Tras Perrault, y con más base filológica, los Grimm fueron pioneros en la sistematización de ese gran legado inmemorial, que sigue esquemas parecidos en Alemania, Rusia, América o las diversas tradiciones asiáticas en torno a un cúmulo de esquemas básicos del héroe maravilloso, que desde entonces han sido analizados con enorme interés, como prueban la morfología de Propp o el monomito heroico de Campbell. Se desvelaban los rígidos patrones de la narrativa quizá más antigua y primordial, la que más profundamente refleja los propios orígenes de la humanidad, su sociedad, sus ritos, miedos y desafíos.

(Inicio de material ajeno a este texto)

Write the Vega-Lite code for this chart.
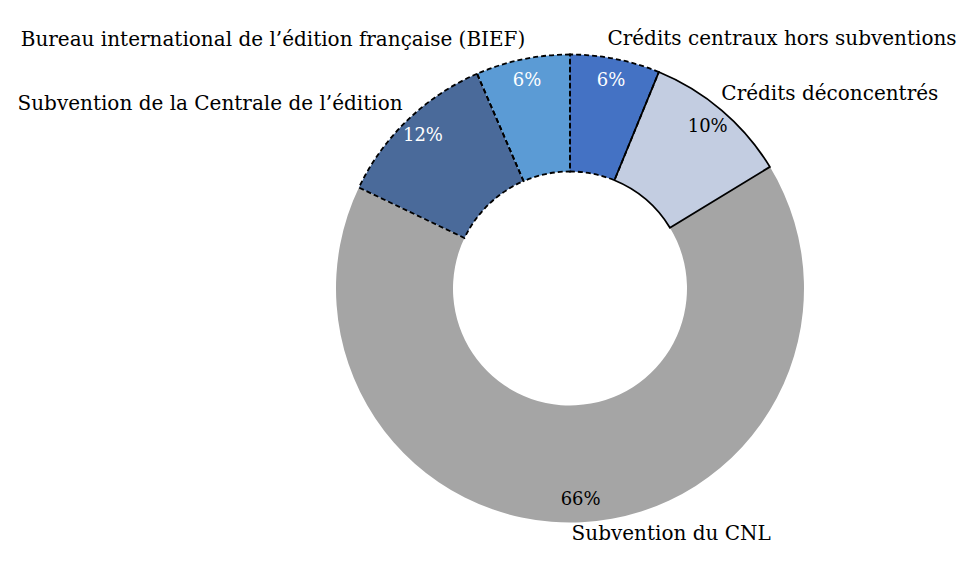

Los cuentos de los Grimm, lejos de ser solo cuentos para niños, poseen una potencia evocadora tremenda que habla de épocas pretéritas y de un saber condensado en lecciones duras e inolvidables y personajes arquetípicos a los que conviene volver a menudo. Son narraciones patrimoniales que otorgan una suerte de aprendizaje primitivo, como vio Bettelheim, en paralelo a la pedagogía del mito, esas historias de la tribu que también proporcionan un aprendizaje certero, y a la del sueño, que exploraron Freud y Jung.
Sin adornos
La primera edición de los cuentos, quizá la más brutal por estar desprovista de todo adorno burgués o edulcoración literaria, se publicó en 1812, con 86 historias. Fue pronto seguida de una serie imparable de ediciones que retocaron el material original hasta mediado aquel siglo. Pero ahora, gracias al trabajo de edición, traducción y comentario de la germanista Helena Cortés y merced a los buenos oficios de La Oficina, se recuperan en español estos relatos maravillosos en versión primigenia. Conviene tenerlos siempre a mano –como nunca se habían contado, sí, al menos en español– porque, desprovistos de adornos que entorpezcan el acceso al lenguaje de la narrativa popular, resultan tan poderosos, inquietantes y evocadores como un sueño. No se los pierdan.